Leave out any pictures and transcribe all other data below exactly.

- **Data**:
------------------------
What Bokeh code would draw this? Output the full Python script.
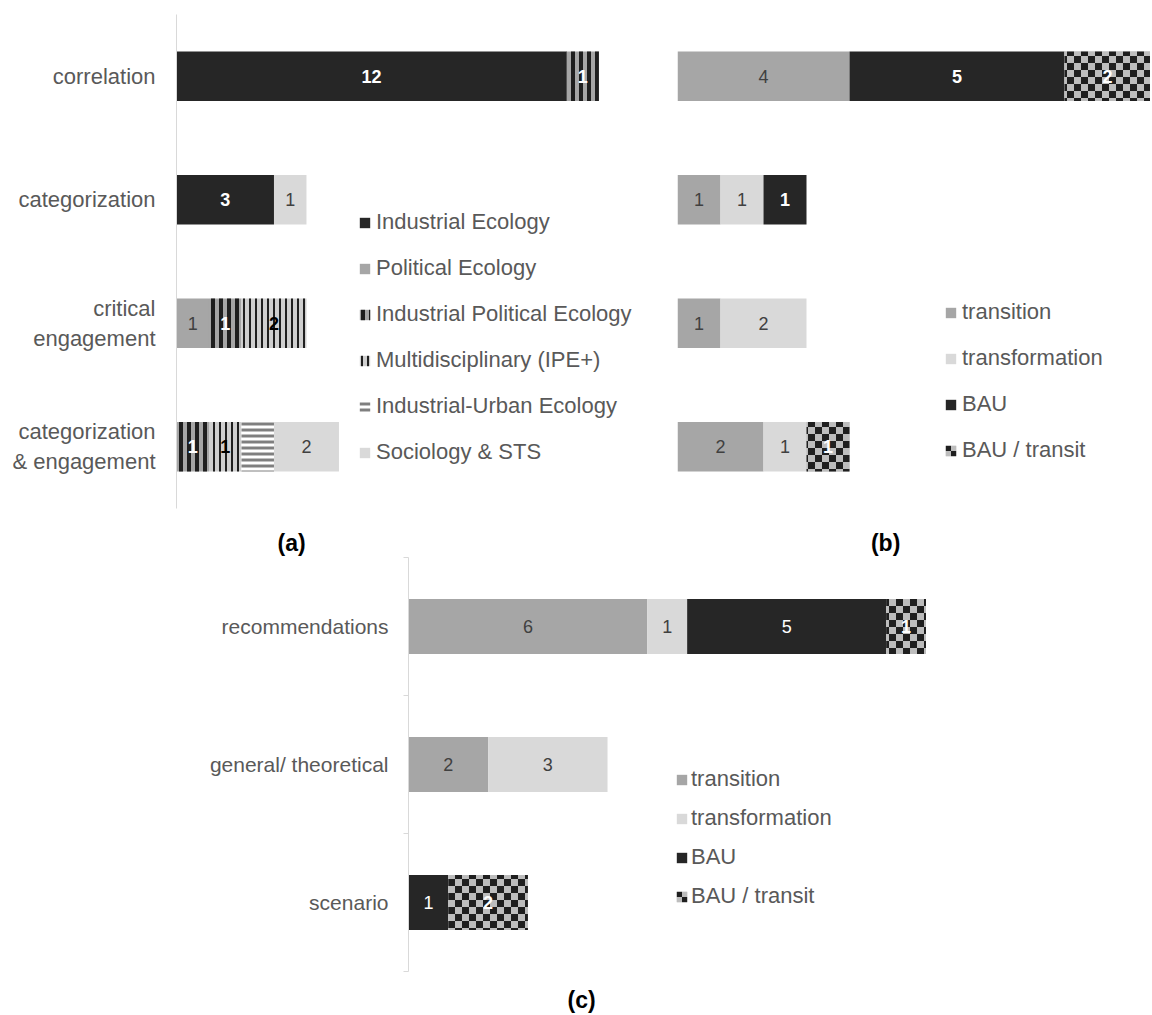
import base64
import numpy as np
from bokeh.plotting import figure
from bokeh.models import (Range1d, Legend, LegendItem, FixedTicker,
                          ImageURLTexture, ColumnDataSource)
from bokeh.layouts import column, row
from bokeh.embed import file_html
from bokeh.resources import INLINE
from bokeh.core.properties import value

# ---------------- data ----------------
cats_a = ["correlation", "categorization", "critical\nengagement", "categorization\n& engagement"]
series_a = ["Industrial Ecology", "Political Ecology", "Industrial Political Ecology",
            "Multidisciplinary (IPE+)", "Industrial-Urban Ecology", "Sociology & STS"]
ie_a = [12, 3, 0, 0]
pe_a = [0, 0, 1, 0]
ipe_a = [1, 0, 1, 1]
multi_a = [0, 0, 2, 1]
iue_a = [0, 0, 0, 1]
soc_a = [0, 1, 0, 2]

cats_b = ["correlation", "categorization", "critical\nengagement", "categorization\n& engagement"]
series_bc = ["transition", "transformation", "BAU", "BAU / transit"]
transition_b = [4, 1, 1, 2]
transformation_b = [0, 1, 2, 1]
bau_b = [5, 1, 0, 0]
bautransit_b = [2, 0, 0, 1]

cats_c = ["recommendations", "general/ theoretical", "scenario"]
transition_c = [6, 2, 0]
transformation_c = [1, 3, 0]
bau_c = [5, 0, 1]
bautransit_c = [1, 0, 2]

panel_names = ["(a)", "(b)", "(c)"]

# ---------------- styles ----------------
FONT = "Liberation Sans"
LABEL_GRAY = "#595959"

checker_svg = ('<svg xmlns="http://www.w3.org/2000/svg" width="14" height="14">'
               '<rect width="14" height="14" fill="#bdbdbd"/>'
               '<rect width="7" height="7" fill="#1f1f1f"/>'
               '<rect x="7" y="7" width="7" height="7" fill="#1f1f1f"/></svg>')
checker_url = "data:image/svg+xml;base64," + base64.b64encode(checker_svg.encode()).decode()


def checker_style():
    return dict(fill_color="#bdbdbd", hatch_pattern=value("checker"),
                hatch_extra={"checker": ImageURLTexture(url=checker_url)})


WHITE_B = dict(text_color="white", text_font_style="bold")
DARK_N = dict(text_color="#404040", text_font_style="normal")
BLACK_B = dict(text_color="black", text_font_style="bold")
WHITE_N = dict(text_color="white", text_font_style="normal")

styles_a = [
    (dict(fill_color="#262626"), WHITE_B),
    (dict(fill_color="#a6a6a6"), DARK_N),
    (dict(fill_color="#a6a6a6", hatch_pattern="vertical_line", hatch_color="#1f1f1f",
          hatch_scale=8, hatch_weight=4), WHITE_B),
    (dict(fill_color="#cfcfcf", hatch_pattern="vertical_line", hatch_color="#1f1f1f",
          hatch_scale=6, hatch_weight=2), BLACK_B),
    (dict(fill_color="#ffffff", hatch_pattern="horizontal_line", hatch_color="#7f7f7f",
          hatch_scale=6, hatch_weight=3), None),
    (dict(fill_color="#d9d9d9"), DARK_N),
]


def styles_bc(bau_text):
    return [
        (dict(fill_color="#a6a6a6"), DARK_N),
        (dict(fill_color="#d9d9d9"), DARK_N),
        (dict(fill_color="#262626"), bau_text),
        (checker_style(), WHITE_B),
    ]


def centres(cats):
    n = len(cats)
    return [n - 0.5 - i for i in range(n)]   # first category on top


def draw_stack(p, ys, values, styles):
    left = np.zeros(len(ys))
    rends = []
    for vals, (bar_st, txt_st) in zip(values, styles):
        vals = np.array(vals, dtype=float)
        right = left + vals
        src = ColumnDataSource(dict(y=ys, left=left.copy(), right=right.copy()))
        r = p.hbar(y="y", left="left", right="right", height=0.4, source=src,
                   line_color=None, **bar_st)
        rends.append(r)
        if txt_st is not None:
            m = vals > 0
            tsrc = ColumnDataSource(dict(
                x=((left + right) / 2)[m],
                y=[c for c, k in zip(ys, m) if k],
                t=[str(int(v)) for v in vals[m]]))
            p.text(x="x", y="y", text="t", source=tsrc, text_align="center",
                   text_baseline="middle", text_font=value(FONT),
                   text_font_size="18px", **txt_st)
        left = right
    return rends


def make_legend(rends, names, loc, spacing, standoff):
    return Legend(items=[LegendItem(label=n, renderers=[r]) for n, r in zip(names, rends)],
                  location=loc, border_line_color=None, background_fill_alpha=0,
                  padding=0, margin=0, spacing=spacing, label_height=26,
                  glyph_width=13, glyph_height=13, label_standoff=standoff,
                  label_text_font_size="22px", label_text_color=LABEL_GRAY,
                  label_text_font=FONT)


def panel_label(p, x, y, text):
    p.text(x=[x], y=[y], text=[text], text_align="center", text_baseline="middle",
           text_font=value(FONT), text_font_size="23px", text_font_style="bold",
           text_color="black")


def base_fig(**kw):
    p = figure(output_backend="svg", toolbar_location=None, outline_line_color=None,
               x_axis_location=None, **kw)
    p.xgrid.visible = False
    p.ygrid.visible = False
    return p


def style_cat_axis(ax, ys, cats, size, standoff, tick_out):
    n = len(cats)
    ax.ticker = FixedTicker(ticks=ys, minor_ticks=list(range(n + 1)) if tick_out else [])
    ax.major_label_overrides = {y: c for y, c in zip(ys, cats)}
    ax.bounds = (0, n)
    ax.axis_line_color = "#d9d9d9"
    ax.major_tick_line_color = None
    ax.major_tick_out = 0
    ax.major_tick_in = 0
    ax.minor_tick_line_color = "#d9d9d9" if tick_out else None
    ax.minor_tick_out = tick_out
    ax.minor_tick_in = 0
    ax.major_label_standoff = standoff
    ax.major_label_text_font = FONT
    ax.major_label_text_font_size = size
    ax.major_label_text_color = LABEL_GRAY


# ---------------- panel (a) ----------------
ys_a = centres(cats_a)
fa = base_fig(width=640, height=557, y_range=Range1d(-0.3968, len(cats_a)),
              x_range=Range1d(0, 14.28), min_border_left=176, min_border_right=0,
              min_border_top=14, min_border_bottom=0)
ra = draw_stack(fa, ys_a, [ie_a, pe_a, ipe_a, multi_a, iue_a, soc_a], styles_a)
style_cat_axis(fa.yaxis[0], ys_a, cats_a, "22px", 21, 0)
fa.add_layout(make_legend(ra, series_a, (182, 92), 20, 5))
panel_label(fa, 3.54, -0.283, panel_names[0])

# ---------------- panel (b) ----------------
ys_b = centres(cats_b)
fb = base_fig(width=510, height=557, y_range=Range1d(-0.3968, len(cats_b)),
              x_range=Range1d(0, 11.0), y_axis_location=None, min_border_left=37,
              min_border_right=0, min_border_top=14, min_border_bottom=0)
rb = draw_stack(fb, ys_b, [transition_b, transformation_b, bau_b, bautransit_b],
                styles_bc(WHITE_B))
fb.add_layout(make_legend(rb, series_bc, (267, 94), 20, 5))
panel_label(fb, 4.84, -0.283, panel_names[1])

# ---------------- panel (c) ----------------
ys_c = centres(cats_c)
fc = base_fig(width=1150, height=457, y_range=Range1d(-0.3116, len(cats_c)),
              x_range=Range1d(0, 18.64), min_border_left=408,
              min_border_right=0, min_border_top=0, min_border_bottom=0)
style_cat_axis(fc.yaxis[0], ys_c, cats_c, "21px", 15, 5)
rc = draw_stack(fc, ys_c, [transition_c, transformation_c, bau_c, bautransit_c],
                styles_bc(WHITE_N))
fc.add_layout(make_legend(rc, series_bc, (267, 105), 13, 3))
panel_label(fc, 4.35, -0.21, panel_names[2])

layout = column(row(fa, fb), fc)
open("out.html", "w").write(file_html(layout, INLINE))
------------------------
- **Answer to the problem**:
What Bokeh code would draw this? Output the full Python script.
import base64
import numpy as np
from bokeh.plotting import figure
from bokeh.models import (Range1d, Legend, LegendItem, FixedTicker,
                          ImageURLTexture, ColumnDataSource)
from bokeh.layouts import column, row
from bokeh.embed import file_html
from bokeh.resources import INLINE
from bokeh.core.properties import value

# ---------------- data ----------------
cats_a = ["correlation", "categorization", "critical\nengagement", "categorization\n& engagement"]
series_a = ["Industrial Ecology", "Political Ecology", "Industrial Political Ecology",
            "Multidisciplinary (IPE+)", "Industrial-Urban Ecology", "Sociology & STS"]
ie_a = [12, 3, 0, 0]
pe_a = [0, 0, 1, 0]
ipe_a = [1, 0, 1, 1]
multi_a = [0, 0, 2, 1]
iue_a = [0, 0, 0, 1]
soc_a = [0, 1, 0, 2]

cats_b = ["correlation", "categorization", "critical\nengagement", "categorization\n& engagement"]
series_bc = ["transition", "transformation", "BAU", "BAU / transit"]
transition_b = [4, 1, 1, 2]
transformation_b = [0, 1, 2, 1]
bau_b = [5, 1, 0, 0]
bautransit_b = [2, 0, 0, 1]

cats_c = ["recommendations", "general/ theoretical", "scenario"]
transition_c = [6, 2, 0]
transformation_c = [1, 3, 0]
bau_c = [5, 0, 1]
bautransit_c = [1, 0, 2]

panel_names = ["(a)", "(b)", "(c)"]

# ---------------- styles ----------------
FONT = "Liberation Sans"
LABEL_GRAY = "#595959"

checker_svg = ('<svg xmlns="http://www.w3.org/2000/svg" width="14" height="14">'
               '<rect width="14" height="14" fill="#bdbdbd"/>'
               '<rect width="7" height="7" fill="#1f1f1f"/>'
               '<rect x="7" y="7" width="7" height="7" fill="#1f1f1f"/></svg>')
checker_url = "data:image/svg+xml;base64," + base64.b64encode(checker_svg.encode()).decode()


def checker_style():
    return dict(fill_color="#bdbdbd", hatch_pattern=value("checker"),
                hatch_extra={"checker": ImageURLTexture(url=checker_url)})


WHITE_B = dict(text_color="white", text_font_style="bold")
DARK_N = dict(text_color="#404040", text_font_style="normal")
BLACK_B = dict(text_color="black", text_font_style="bold")
WHITE_N = dict(text_color="white", text_font_style="normal")

styles_a = [
    (dict(fill_color="#262626"), WHITE_B),
    (dict(fill_color="#a6a6a6"), DARK_N),
    (dict(fill_color="#a6a6a6", hatch_pattern="vertical_line", hatch_color="#1f1f1f",
          hatch_scale=8, hatch_weight=4), WHITE_B),
    (dict(fill_color="#cfcfcf", hatch_pattern="vertical_line", hatch_color="#1f1f1f",
          hatch_scale=6, hatch_weight=2), BLACK_B),
    (dict(fill_color="#ffffff", hatch_pattern="horizontal_line", hatch_color="#7f7f7f",
          hatch_scale=6, hatch_weight=3), None),
    (dict(fill_color="#d9d9d9"), DARK_N),
]


def styles_bc(bau_text):
    return [
        (dict(fill_color="#a6a6a6"), DARK_N),
        (dict(fill_color="#d9d9d9"), DARK_N),
        (dict(fill_color="#262626"), bau_text),
        (checker_style(), WHITE_B),
    ]


def centres(cats):
    n = len(cats)
    return [n - 0.5 - i for i in range(n)]   # first category on top


def draw_stack(p, ys, values, styles):
    left = np.zeros(len(ys))
    rends = []
    for vals, (bar_st, txt_st) in zip(values, styles):
        vals = np.array(vals, dtype=float)
        right = left + vals
        src = ColumnDataSource(dict(y=ys, left=left.copy(), right=right.copy()))
        r = p.hbar(y="y", left="left", right="right", height=0.4, source=src,
                   line_color=None, **bar_st)
        rends.append(r)
        if txt_st is not None:
            m = vals > 0
            tsrc = ColumnDataSource(dict(
                x=((left + right) / 2)[m],
                y=[c for c, k in zip(ys, m) if k],
                t=[str(int(v)) for v in vals[m]]))
            p.text(x="x", y="y", text="t", source=tsrc, text_align="center",
                   text_baseline="middle", text_font=value(FONT),
                   text_font_size="18px", **txt_st)
        left = right
    return rends


def make_legend(rends, names, loc, spacing, standoff):
    return Legend(items=[LegendItem(label=n, renderers=[r]) for n, r in zip(names, rends)],
                  location=loc, border_line_color=None, background_fill_alpha=0,
                  padding=0, margin=0, spacing=spacing, label_height=26,
                  glyph_width=13, glyph_height=13, label_standoff=standoff,
                  label_text_font_size="22px", label_text_color=LABEL_GRAY,
                  label_text_font=FONT)


def panel_label(p, x, y, text):
    p.text(x=[x], y=[y], text=[text], text_align="center", text_baseline="middle",
           text_font=value(FONT), text_font_size="23px", text_font_style="bold",
           text_color="black")


def base_fig(**kw):
    p = figure(output_backend="svg", toolbar_location=None, outline_line_color=None,
               x_axis_location=None, **kw)
    p.xgrid.visible = False
    p.ygrid.visible = False
    return p


def style_cat_axis(ax, ys, cats, size, standoff, tick_out):
    n = len(cats)
    ax.ticker = FixedTicker(ticks=ys, minor_ticks=list(range(n + 1)) if tick_out else [])
    ax.major_label_overrides = {y: c for y, c in zip(ys, cats)}
    ax.bounds = (0, n)
    ax.axis_line_color = "#d9d9d9"
    ax.major_tick_line_color = None
    ax.major_tick_out = 0
    ax.major_tick_in = 0
    ax.minor_tick_line_color = "#d9d9d9" if tick_out else None
    ax.minor_tick_out = tick_out
    ax.minor_tick_in = 0
    ax.major_label_standoff = standoff
    ax.major_label_text_font = FONT
    ax.major_label_text_font_size = size
    ax.major_label_text_color = LABEL_GRAY


# ---------------- panel (a) ----------------
ys_a = centres(cats_a)
fa = base_fig(width=640, height=557, y_range=Range1d(-0.3968, len(cats_a)),
              x_range=Range1d(0, 14.28), min_border_left=176, min_border_right=0,
              min_border_top=14, min_border_bottom=0)
ra = draw_stack(fa, ys_a, [ie_a, pe_a, ipe_a, multi_a, iue_a, soc_a], styles_a)
style_cat_axis(fa.yaxis[0], ys_a, cats_a, "22px", 21, 0)
fa.add_layout(make_legend(ra, series_a, (182, 92), 20, 5))
panel_label(fa, 3.54, -0.283, panel_names[0])

# ---------------- panel (b) ----------------
ys_b = centres(cats_b)
fb = base_fig(width=510, height=557, y_range=Range1d(-0.3968, len(cats_b)),
              x_range=Range1d(0, 11.0), y_axis_location=None, min_border_left=37,
              min_border_right=0, min_border_top=14, min_border_bottom=0)
rb = draw_stack(fb, ys_b, [transition_b, transformation_b, bau_b, bautransit_b],
                styles_bc(WHITE_B))
fb.add_layout(make_legend(rb, series_bc, (267, 94), 20, 5))
panel_label(fb, 4.84, -0.283, panel_names[1])

# ---------------- panel (c) ----------------
ys_c = centres(cats_c)
fc = base_fig(width=1150, height=457, y_range=Range1d(-0.3116, len(cats_c)),
              x_range=Range1d(0, 18.64), min_border_left=408,
              min_border_right=0, min_border_top=0, min_border_bottom=0)
style_cat_axis(fc.yaxis[0], ys_c, cats_c, "21px", 15, 5)
rc = draw_stack(fc, ys_c, [transition_c, transformation_c, bau_c, bautransit_c],
                styles_bc(WHITE_N))
fc.add_layout(make_legend(rc, series_bc, (267, 105), 13, 3))
panel_label(fc, 4.35, -0.21, panel_names[2])

layout = column(row(fa, fb), fc)
open("out.html", "w").write(file_html(layout, INLINE))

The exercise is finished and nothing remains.